On January 14, Kristalina Georgieva, the Managing Director of the International Monetary Fund (IMF), announced that in the coming weeks, she expects to request approval from the IMF’s Executive Board for a new $8.1 billion loan program to support war-torn Ukraine.
Georgieva is currently on her first visit to Ukraine since February 2023, meeting with President Zelensky and senior government officials.
In an interview with Reuters, she mentioned that despite numerous changes in Ukraine since the preliminary agreement reached in November, the core requirements of the plan will remain unchanged.
“I am here to understand the situation in this country during these exceptionally difficult times because I want to ensure that the agreement reached in November will be implemented. We recognize that the direction forward remains the same, but the way we take these steps needs careful adjustment,” she said.

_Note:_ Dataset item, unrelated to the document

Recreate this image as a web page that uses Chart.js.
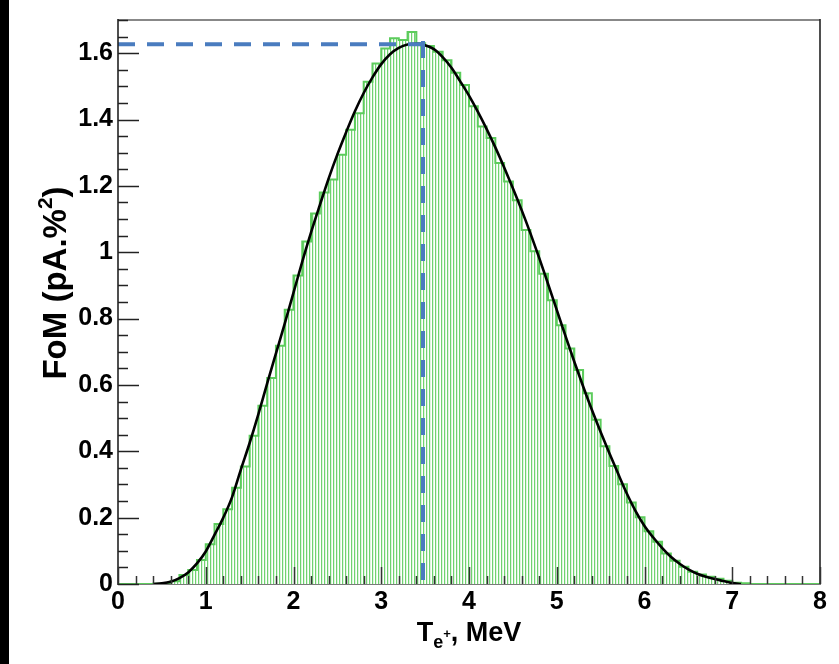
<!DOCTYPE html>
<html>
<head>
<meta charset="utf-8">
<script src="https://cdn.jsdelivr.net/npm/chart.js@4.4.0/dist/chart.umd.min.js"></script>
<style>
  html, body { margin: 0; padding: 0; background: #fff; }
  #wrap { width: 839px; height: 664px; }
</style>
</head>
<body>
<div id="wrap"><canvas id="fom" width="839" height="664"></canvas></div>
<script>
// histogram: 80 bins of 0.1 MeV from 0 to 8
const binStart = 0;
const binWidth = 0.1;
const fomHist = [
  0, 0, 0, 0, 0.001, 0.003, 0.008, 0.027, 0.042, 0.072,
  0.120, 0.181, 0.225, 0.290, 0.354, 0.447, 0.537, 0.621, 0.718, 0.827,
  0.930, 1.032, 1.117, 1.180, 1.219, 1.294, 1.369, 1.419, 1.514, 1.569,
  1.614, 1.645, 1.640, 1.664, 1.630, 1.622, 1.604, 1.579, 1.541, 1.504,
  1.440, 1.379, 1.344, 1.269, 1.213, 1.157, 1.067, 1.003, 0.935, 0.855,
  0.780, 0.710, 0.645, 0.575, 0.495, 0.415, 0.356, 0.301, 0.246, 0.201,
  0.159, 0.127, 0.092, 0.070, 0.052, 0.037, 0.029, 0.022, 0.016, 0.010,
  0.004, 0.002, 0, 0, 0, 0, 0, 0, 0, 0
];

// smooth fit, sampled every 0.1 MeV from 0.4 to 7.1
const fitStart = 0.4;
const fitStep = 0.1;
const fitFoM = [
  0.000, 0.002, 0.007, 0.018, 0.035, 0.062, 0.098, 0.148, 0.200, 0.262,
  0.345, 0.425, 0.512, 0.605, 0.695, 0.785, 0.878, 0.972, 1.060, 1.142,
  1.222, 1.295, 1.362, 1.425, 1.480, 1.527, 1.567, 1.597, 1.616, 1.626,
  1.628, 1.624, 1.612, 1.588, 1.556, 1.515, 1.472, 1.424, 1.372, 1.316,
  1.256, 1.193, 1.127, 1.057, 0.983, 0.905, 0.826, 0.747, 0.670, 0.596,
  0.525, 0.458, 0.394, 0.332, 0.272, 0.219, 0.175, 0.140, 0.109, 0.082,
  0.061, 0.044, 0.031, 0.022, 0.015, 0.009, 0.003, 0.000
];

// maximum of the fit
const peakE = 3.476;
const peakFoM = 1.627;

const xTicks = [0, 1, 2, 3, 4, 5, 6, 7, 8];
const xTickLabels = ['0', '1', '2', '3', '4', '5', '6', '7', '8'];
const yTicks = [0, 0.2, 0.4, 0.6, 0.8, 1, 1.2, 1.4, 1.6];
const yTickLabels = ['0', '0.2', '0.4', '0.6', '0.8', '1', '1.2', '1.4', '1.6'];
const xMinorStep = 0.2;
const yMinorStep = 0.05;

const FONT = '"Liberation Sans", Arial, sans-serif';
const TICK_FONT = '"Liberation Sans Narrow", "Liberation Sans", Arial, sans-serif';

// step outline points: one point per lower bin edge, plus closing edge
const histPoints = fomHist.map((v, i) => ({ x: +(binStart + i * binWidth).toFixed(2), y: v }));
histPoints.push({ x: +(binStart + fomHist.length * binWidth).toFixed(2), y: 0 });

const fitPoints = fitFoM.map((v, i) => ({ x: +(fitStart + i * fitStep).toFixed(2), y: v }));

// vertical hatch fill like ROOT's fill style
function makeHatch() {
  const c = document.createElement('canvas');
  c.width = 3; c.height = 4;
  const g = c.getContext('2d');
  g.fillStyle = '#ffffff';
  g.fillRect(0, 0, 3, 4);
  g.fillStyle = 'rgb(112,210,112)';
  g.fillRect(0, 0, 1, 4);
  g.fillStyle = 'rgb(222,245,222)';
  g.fillRect(1, 0, 1, 4);
  return g.createPattern(c, 'repeat');
}

// frame, inward ticks and axis titles
const frame = {
  id: 'frame',
  beforeDraw(chart) {
    const ctx = chart.ctx;
    ctx.save();
    ctx.fillStyle = '#fff';
    ctx.fillRect(0, 0, chart.width, chart.height);
    ctx.fillStyle = '#000';
    ctx.fillRect(0, 0, 9, chart.height);
    ctx.restore();
  },
  beforeDatasetsDraw(chart) {
    const { ctx, chartArea: a } = chart;
    ctx.save();
    ctx.lineWidth = 2;
    ctx.strokeStyle = '#888';
    ctx.beginPath(); ctx.moveTo(a.left, a.top); ctx.lineTo(a.right, a.top); ctx.stroke();
    ctx.strokeStyle = '#7a7a7a';
    ctx.beginPath(); ctx.moveTo(a.left, a.bottom); ctx.lineTo(a.right + 1, a.bottom); ctx.stroke();
    ctx.restore();
  },
  afterDatasetsDraw(chart) {
    const { ctx, chartArea: a, scales } = chart;
    const xs = scales.x, ys = scales.y;
    ctx.save();
    ctx.lineWidth = 1.6;
    ctx.strokeStyle = '#222';
    ctx.beginPath(); ctx.moveTo(a.left, a.top - 1); ctx.lineTo(a.left, a.bottom + 1); ctx.stroke();
    ctx.beginPath(); ctx.moveTo(a.right, a.top - 1); ctx.lineTo(a.right, a.bottom); ctx.stroke();

    ctx.lineWidth = 1.5;
    for (let v = ys.min; v <= ys.max + 1e-9; v += yMinorStep) {
      const major = Math.abs(v / 0.2 - Math.round(v / 0.2)) < 1e-6;
      const y = Math.round(ys.getPixelForValue(v)) + 0.5;
      ctx.beginPath();
      ctx.moveTo(a.left, y);
      ctx.lineTo(a.left + (major ? 21 : 10), y);
      ctx.stroke();
    }
    ctx.strokeStyle = '#333';
    for (let v = xs.min; v <= xs.max + 1e-9; v += xMinorStep) {
      const major = Math.abs(v - Math.round(v)) < 1e-6;
      const x = Math.round(xs.getPixelForValue(v)) + 0.5;
      ctx.beginPath();
      ctx.moveTo(x, a.bottom);
      ctx.lineTo(x, a.bottom - (major ? 17 : 8));
      ctx.stroke();
    }
    ctx.restore();
  },
  afterDraw(chart) {
    const { ctx, chartArea: a } = chart;
    ctx.save();
    ctx.fillStyle = '#000';
    ctx.textBaseline = 'alphabetic';

    // y title: FoM (pA.%²), rotated
    const big = 'bold 33px ' + FONT, sup = 'bold 21px ' + FONT;
    ctx.font = big;
    const w1 = ctx.measureText('FoM (pA.%').width;
    const w3 = ctx.measureText(')').width;
    ctx.font = sup;
    const w2 = ctx.measureText('2').width;
    const total = w1 + w2 + w3;
    ctx.translate(66, 283);
    ctx.rotate(-Math.PI / 2);
    let cx = -total / 2;
    ctx.font = big; ctx.fillText('FoM (pA.%', cx, 0); cx += w1;
    ctx.font = sup; ctx.fillText('2', cx, -14); cx += w2;
    ctx.font = big; ctx.fillText(')', cx, 0);
    ctx.setTransform(1, 0, 0, 1, 0, 0);

    // x title: T_{e+}, MeV
    const tF = 'bold 27px ' + FONT, subF = 'bold 18px ' + FONT, plusF = 'bold 13px ' + FONT;
    ctx.font = tF; const wT = ctx.measureText('T').width; const wM = ctx.measureText(', MeV').width;
    ctx.font = subF; const wE = ctx.measureText('e').width;
    ctx.font = plusF; const wP = ctx.measureText('+').width;
    let tx = (a.left + a.right) / 2 - (wT + wE + wP + wM) / 2;
    const by = 641;
    ctx.font = tF; ctx.fillText('T', tx, by); tx += wT;
    ctx.font = subF; ctx.fillText('e', tx, by + 7); tx += wE;
    ctx.font = plusF; ctx.fillText('+', tx, by - 3); tx += wP;
    ctx.font = tF; ctx.fillText(', MeV', tx, by);
    ctx.restore();
  }
};

const ctx = document.getElementById('fom').getContext('2d');
const dashColor = '#4a7cbf';

new Chart(ctx, {
  type: 'scatter',
  data: {
    datasets: [
      {
        label: 'peak level',
        data: [{ x: 0, y: peakFoM }, { x: peakE, y: peakFoM }],
        showLine: true, borderColor: dashColor, borderWidth: 4,
        borderDash: [17, 12], pointRadius: 0, clip: false
      },
      {
        label: 'peak energy',
        data: [{ x: peakE, y: peakFoM + 0.01 }, { x: peakE, y: 0 }],
        showLine: true, borderColor: dashColor, borderWidth: 4,
        borderDash: [17, 12], pointRadius: 0
      },
      {
        label: 'fit',
        data: fitPoints,
        showLine: true, borderColor: '#000', borderWidth: 2.6,
        cubicInterpolationMode: 'monotone', pointRadius: 0
      },
      {
        label: 'FoM',
        data: histPoints,
        showLine: true, stepped: 'before',
        borderColor: 'rgb(92,204,92)', borderWidth: 2,
        backgroundColor: makeHatch(), fill: 'origin', pointRadius: 0
      }
    ]
  },
  options: {
    responsive: false,
    animation: false,
    layout: { padding: { left: 0, right: 19, top: 15, bottom: 0 } },
    plugins: { legend: { display: false }, tooltip: { enabled: false } },
    scales: {
      x: {
        type: 'linear', min: 0, max: 8,
        afterBuildTicks: s => { s.ticks = xTicks.map(v => ({ value: v })); },
        afterFit: s => { s.height = 80; },
        grid: { display: false, drawTicks: false },
        border: { display: false },
        ticks: {
          color: '#000', padding: 3, maxRotation: 0,
          font: { family: TICK_FONT, size: 25, weight: 'bold' },
          callback: (v, i) => xTickLabels[i]
        }
      },
      y: {
        type: 'linear', min: 0, max: 1.7,
        afterBuildTicks: s => { s.ticks = yTicks.map(v => ({ value: v })); },
        afterFit: s => { s.width = 118; },
        grid: { display: false, drawTicks: false },
        border: { display: false },
        ticks: {
          color: '#000', padding: 5,
          font: { family: TICK_FONT, size: 25, weight: 'bold' },
          callback: (v, i) => yTickLabels[i]
        }
      }
    }
  },
  plugins: [frame]
});
</script>
</body>
</html>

IMF loans come with certain conditions. Georgieva stated that she informed Ukrainian authorities that they must continue with the removal of value-added tax (VAT) exemptions on consumer goods, despite facing resistance domestically.
She emphasized that the IMF is not asking for parliamentary approval of this measure for the loan to be approved, but rather mentioning the measure in parliament.
Georgieva stressed that this is a requirement that must be met, as the IMF cannot allow the Ukrainian economy to “hover between a market economy and a non-market economy.” “We must move forward. It’s not a question of whether we do it, but how we do it and how we gain parliamentary support,” she added.
She explained that the IMF’s demand is clear on this issue, stating, “This is non-negotiable. You need it to join the EU. You need it to attract the private sector, to make the business environment more favorable.”
Georgieva revealed that the IMF is discussing giving Ukraine a year to seek support in parliament to pass this controversial measure.